=== AIM ===
Transcribe the listing in full, excluding any pictures.

=== DATA PROVIDED ===
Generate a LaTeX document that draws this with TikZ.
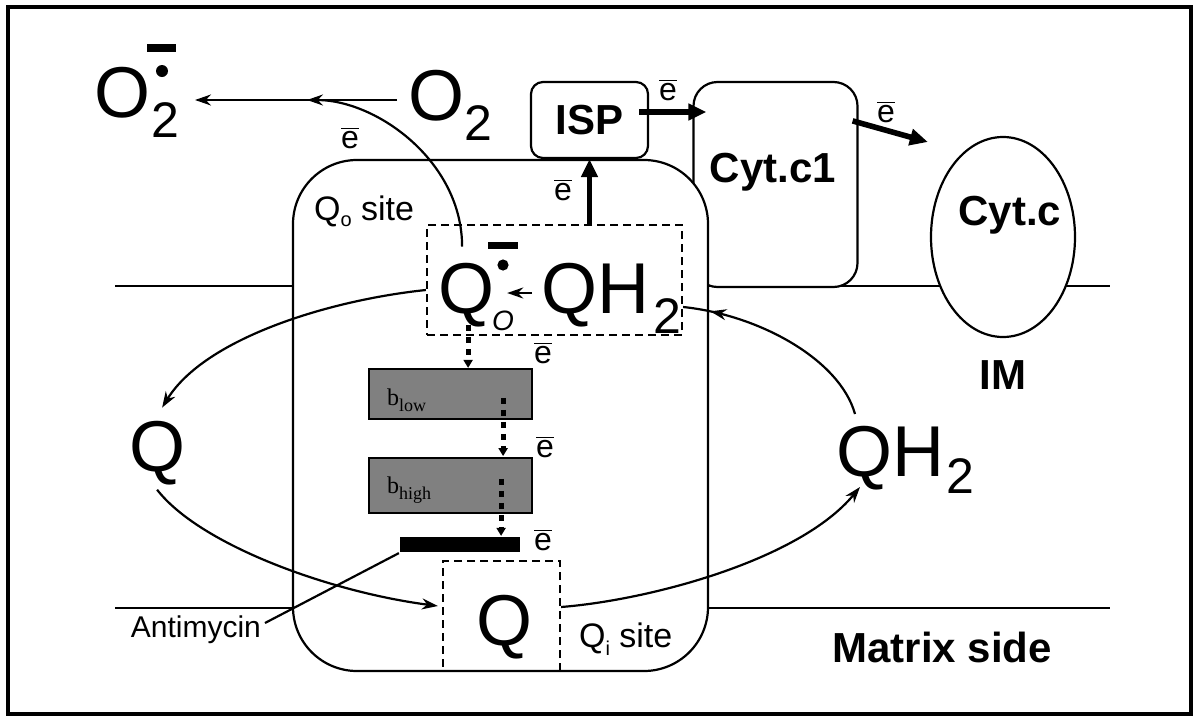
\documentclass[tikz,border=0pt]{standalone}
\usepackage{fontspec}
\setmainfont{Liberation Sans}
\newfontfamily\seriffam{Liberation Serif}
\usetikzlibrary{shapes.geometric, arrows.meta, positioning, calc, decorations.markings}
\newcommand{\ebar}{$\overline{\hbox{e}}$}
\begin{document}
\begin{tikzpicture}[x=0.5pt, y=-0.5pt, line width=1.1pt,
    big/.style={font=\fontsize{36}{40}\selectfont, inner sep=0pt, anchor=base west},
    sub/.style={font=\fontsize{25}{28}\selectfont, inner sep=0pt, anchor=base west},
    elec/.style={font=\fontsize{16}{18}\selectfont, inner sep=0pt},
    txt/.style={font=\fontsize{17}{20}\selectfont, inner sep=0pt, anchor=base west},
    bigbold/.style={font=\fontsize{21}{24}\selectfont\bfseries, inner sep=0pt},
    hemelbl/.style={font=\seriffam\fontsize{12}{14}\selectfont, inner sep=0pt, anchor=base west},
    rbox/.style={draw, fill=white, rounded corners=#1, inner sep=0pt},
    heme/.style={draw, fill=black!50, inner sep=0pt, minimum width=81.5pt},
    site/.style={draw, dash pattern=on 4pt off 2.5pt, inner sep=0pt},
    arr/.style={-{Stealth[length=8pt, width=5.5pt]}},
    fat/.style={-{Triangle[length=9pt, width=8pt]}, line width=2.8pt},
    dots/.style={-{Triangle[length=4pt, width=4.5pt]}, line width=2.6pt, dash pattern=on 3pt off 3pt},
]
\useasboundingbox (0,0) rectangle (1195,718);
\draw[line width=1.6pt] (8,7) rectangle (1191,714);
\draw (115,286) -- (1110,286);
\draw (115,608) -- (1110,608);

\node[rbox=12pt, minimum width=82pt, minimum height=102.5pt] (CYT1) at (775.5,184.5) {};
\node[draw, fill=white, ellipse, inner sep=0pt, minimum width=72pt, minimum height=100pt] (CYTC) at (1003,237) {};
\node[rbox=32pt, minimum width=207.5pt, minimum height=255.5pt] (COMPLEX) at (500.5,415.5) {};
\node[rbox=6pt, minimum width=58.5pt, minimum height=38pt, bigbold] (ISP) at (589.5,120) {ISP};
\node[bigbold] (CYT1L) at (773,172) {Cyt.c1};
\node[bigbold] (CYTCL) at (1010,215) {Cyt.c};
\node[bigbold] (IM) at (1003,375) {IM};

\node[site, minimum width=127.5pt, minimum height=55pt] (QO) at (554.5,280) {};
\node[site, minimum width=58.5pt, minimum height=55pt] (QI) at (501.5,616) {};
\node[heme, minimum height=25pt] (BLOW) at (450.5,394) {};
\node[heme, minimum height=27.5pt] (BHIGH) at (450.5,485.5) {};
\node[fill=black, inner sep=0pt, minimum width=60pt, minimum height=7.5pt] (BAR) at (460,544.5) {};
\node[hemelbl] (BLOWL) at (386,405) {b\raisebox{-3pt}{\fontsize{9}{10}\selectfont low}};
\node[hemelbl] (BHIGHL) at (386,493) {b\raisebox{-3pt}{\fontsize{9}{10}\selectfont high}};

\node[big] (O2) at (407,120) {O};
\node[sub] (O2S) at (463,140) {2};
\node[big] (SUP) at (93,117) {O};
\node[sub] (SUPS) at (150,137) {2};
\fill (162,71) circle (3pt);
\fill (147,44) rectangle (176,52);
\node[big] (QR) at (437,313) {Q};
\fill (503,265) circle (2.8pt);
\fill (488,242) rectangle (518,249);
\node[font=\fontsize{14}{16}\selectfont\itshape, inner sep=0pt] (QRS) at (503,321) {O};
\node[big] (QH) at (540,313) {QH};
\node[sub] (QHS) at (652,333) {2};
\node[big] (QHR) at (835,476) {QH};
\node[sub] (QHRS) at (945,493) {2};
\node[big] (QL) at (128,471) {Q};
\node[big] (QIQ) at (475,645) {Q};

\node[txt] (QOS) at (313,220) {Q\raisebox{-3pt}{\fontsize{10}{12}\selectfont o} site};
\node[txt] (QIS) at (578,647) {Q\raisebox{-4pt}{\fontsize{10}{12}\selectfont i} site};
\node[txt, anchor=base east, font=\fontsize{15}{18}\selectfont] (ANTI) at (262,637) {Antimycin};
\node[bigbold, anchor=base east] (MAT) at (1053,662) {Matrix side};

\node[elec] (E1) at (350,138) {\ebar};
\node[elec] (E2) at (563,190) {\ebar};
\node[elec] (E3) at (668,90) {\ebar};
\node[elec] (E4) at (886,112) {\ebar};
\node[elec] (E5) at (543,353) {\ebar};
\node[elec] (E6) at (545,447) {\ebar};
\node[elec] (E7) at (543,540) {\ebar};

\coordinate (JOIN) at (307,100);
\draw[arr] ($(O2.base west)+(-10,-20)$) -- ($(SUPS.base east)+(15,-37)$);
\draw[arr] ($(QR.north)+(-4,-15)$) .. controls +(0,-85) and +(70,0) .. (JOIN);
\draw[arr] ($(QO.west)+(0,10)$) .. controls (330,300) and (205,338) .. ($(QL.north)+(5,-12)$);
\draw[arr] ($(QL.south)+(0,4)$) .. controls (200,545) and (330,592) .. ($(QI.west)+(-4,-10)$);
\draw[arr] ($(QI.east)+(0,-9)$) .. controls (650,600) and (800,560) .. ($(QHR.base west)+(25,11)$);
\draw[postaction={decorate}, decoration={markings, mark=at position 0.87 with {\arrow{Stealth[length=8pt, width=5.5pt]}}}]
    ($(QHR.base west)+(20,-62)$) .. controls (840,360) and (760,315) .. ($(QO.east)+(0,27)$);
\draw[arr] ($(QH.base west)+(-8,-20)$) -- ($(QR.base east)+(12,-20)$);
\draw[fat] (ISP.south |- QO.north) -- (ISP.south);
\draw[fat] ($(ISP.east)+(-10,-8)$) -- ($(ISP.east -| CYT1.west)+(14,-8)$);
\draw[fat] ($(CYT1.north east)+(-6,40)$) -- ($(CYTC.west)+(-2,-95)$);
\draw[dots] ($(QR.base)+(2,12)$) -- ($(QR.base |- BLOW.north)+(2,0)$);
\draw[dots] ($(BLOW.north east)+(-30,30)$) -- ($(BLOW.south east)+(-30,36)$);
\draw[dots] ($(BHIGH.north east)+(-32,22)$) -- ($(BHIGH.north east |- BAR.north)+(-32,0)$);
\draw ($(ANTI.base east)+(3,-14)$) -- (BAR.south west);
\end{tikzpicture}
\end{document}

=== FINISHED EXERCISE ===
Generate a LaTeX document that draws this with TikZ.
\documentclass[tikz,border=0pt]{standalone}
\usepackage{fontspec}
\setmainfont{Liberation Sans}
\newfontfamily\seriffam{Liberation Serif}
\usetikzlibrary{shapes.geometric, arrows.meta, positioning, calc, decorations.markings}
\newcommand{\ebar}{$\overline{\hbox{e}}$}
\begin{document}
\begin{tikzpicture}[x=0.5pt, y=-0.5pt, line width=1.1pt,
    big/.style={font=\fontsize{36}{40}\selectfont, inner sep=0pt, anchor=base west},
    sub/.style={font=\fontsize{25}{28}\selectfont, inner sep=0pt, anchor=base west},
    elec/.style={font=\fontsize{16}{18}\selectfont, inner sep=0pt},
    txt/.style={font=\fontsize{17}{20}\selectfont, inner sep=0pt, anchor=base west},
    bigbold/.style={font=\fontsize{21}{24}\selectfont\bfseries, inner sep=0pt},
    hemelbl/.style={font=\seriffam\fontsize{12}{14}\selectfont, inner sep=0pt, anchor=base west},
    rbox/.style={draw, fill=white, rounded corners=#1, inner sep=0pt},
    heme/.style={draw, fill=black!50, inner sep=0pt, minimum width=81.5pt},
    site/.style={draw, dash pattern=on 4pt off 2.5pt, inner sep=0pt},
    arr/.style={-{Stealth[length=8pt, width=5.5pt]}},
    fat/.style={-{Triangle[length=9pt, width=8pt]}, line width=2.8pt},
    dots/.style={-{Triangle[length=4pt, width=4.5pt]}, line width=2.6pt, dash pattern=on 3pt off 3pt},
]
\useasboundingbox (0,0) rectangle (1195,718);
\draw[line width=1.6pt] (8,7) rectangle (1191,714);
\draw (115,286) -- (1110,286);
\draw (115,608) -- (1110,608);

\node[rbox=12pt, minimum width=82pt, minimum height=102.5pt] (CYT1) at (775.5,184.5) {};
\node[draw, fill=white, ellipse, inner sep=0pt, minimum width=72pt, minimum height=100pt] (CYTC) at (1003,237) {};
\node[rbox=32pt, minimum width=207.5pt, minimum height=255.5pt] (COMPLEX) at (500.5,415.5) {};
\node[rbox=6pt, minimum width=58.5pt, minimum height=38pt, bigbold] (ISP) at (589.5,120) {ISP};
\node[bigbold] (CYT1L) at (773,172) {Cyt.c1};
\node[bigbold] (CYTCL) at (1010,215) {Cyt.c};
\node[bigbold] (IM) at (1003,375) {IM};

\node[site, minimum width=127.5pt, minimum height=55pt] (QO) at (554.5,280) {};
\node[site, minimum width=58.5pt, minimum height=55pt] (QI) at (501.5,616) {};
\node[heme, minimum height=25pt] (BLOW) at (450.5,394) {};
\node[heme, minimum height=27.5pt] (BHIGH) at (450.5,485.5) {};
\node[fill=black, inner sep=0pt, minimum width=60pt, minimum height=7.5pt] (BAR) at (460,544.5) {};
\node[hemelbl] (BLOWL) at (386,405) {b\raisebox{-3pt}{\fontsize{9}{10}\selectfont low}};
\node[hemelbl] (BHIGHL) at (386,493) {b\raisebox{-3pt}{\fontsize{9}{10}\selectfont high}};

\node[big] (O2) at (407,120) {O};
\node[sub] (O2S) at (463,140) {2};
\node[big] (SUP) at (93,117) {O};
\node[sub] (SUPS) at (150,137) {2};
\fill (162,71) circle (3pt);
\fill (147,44) rectangle (176,52);
\node[big] (QR) at (437,313) {Q};
\fill (503,265) circle (2.8pt);
\fill (488,242) rectangle (518,249);
\node[font=\fontsize{14}{16}\selectfont\itshape, inner sep=0pt] (QRS) at (503,321) {O};
\node[big] (QH) at (540,313) {QH};
\node[sub] (QHS) at (652,333) {2};
\node[big] (QHR) at (835,476) {QH};
\node[sub] (QHRS) at (945,493) {2};
\node[big] (QL) at (128,471) {Q};
\node[big] (QIQ) at (475,645) {Q};

\node[txt] (QOS) at (313,220) {Q\raisebox{-3pt}{\fontsize{10}{12}\selectfont o} site};
\node[txt] (QIS) at (578,647) {Q\raisebox{-4pt}{\fontsize{10}{12}\selectfont i} site};
\node[txt, anchor=base east, font=\fontsize{15}{18}\selectfont] (ANTI) at (262,637) {Antimycin};
\node[bigbold, anchor=base east] (MAT) at (1053,662) {Matrix side};

\node[elec] (E1) at (350,138) {\ebar};
\node[elec] (E2) at (563,190) {\ebar};
\node[elec] (E3) at (668,90) {\ebar};
\node[elec] (E4) at (886,112) {\ebar};
\node[elec] (E5) at (543,353) {\ebar};
\node[elec] (E6) at (545,447) {\ebar};
\node[elec] (E7) at (543,540) {\ebar};

\coordinate (JOIN) at (307,100);
\draw[arr] ($(O2.base west)+(-10,-20)$) -- ($(SUPS.base east)+(15,-37)$);
\draw[arr] ($(QR.north)+(-4,-15)$) .. controls +(0,-85) and +(70,0) .. (JOIN);
\draw[arr] ($(QO.west)+(0,10)$) .. controls (330,300) and (205,338) .. ($(QL.north)+(5,-12)$);
\draw[arr] ($(QL.south)+(0,4)$) .. controls (200,545) and (330,592) .. ($(QI.west)+(-4,-10)$);
\draw[arr] ($(QI.east)+(0,-9)$) .. controls (650,600) and (800,560) .. ($(QHR.base west)+(25,11)$);
\draw[postaction={decorate}, decoration={markings, mark=at position 0.87 with {\arrow{Stealth[length=8pt, width=5.5pt]}}}]
    ($(QHR.base west)+(20,-62)$) .. controls (840,360) and (760,315) .. ($(QO.east)+(0,27)$);
\draw[arr] ($(QH.base west)+(-8,-20)$) -- ($(QR.base east)+(12,-20)$);
\draw[fat] (ISP.south |- QO.north) -- (ISP.south);
\draw[fat] ($(ISP.east)+(-10,-8)$) -- ($(ISP.east -| CYT1.west)+(14,-8)$);
\draw[fat] ($(CYT1.north east)+(-6,40)$) -- ($(CYTC.west)+(-2,-95)$);
\draw[dots] ($(QR.base)+(2,12)$) -- ($(QR.base |- BLOW.north)+(2,0)$);
\draw[dots] ($(BLOW.north east)+(-30,30)$) -- ($(BLOW.south east)+(-30,36)$);
\draw[dots] ($(BHIGH.north east)+(-32,22)$) -- ($(BHIGH.north east |- BAR.north)+(-32,0)$);
\draw ($(ANTI.base east)+(3,-14)$) -- (BAR.south west);
\end{tikzpicture}
\end{document}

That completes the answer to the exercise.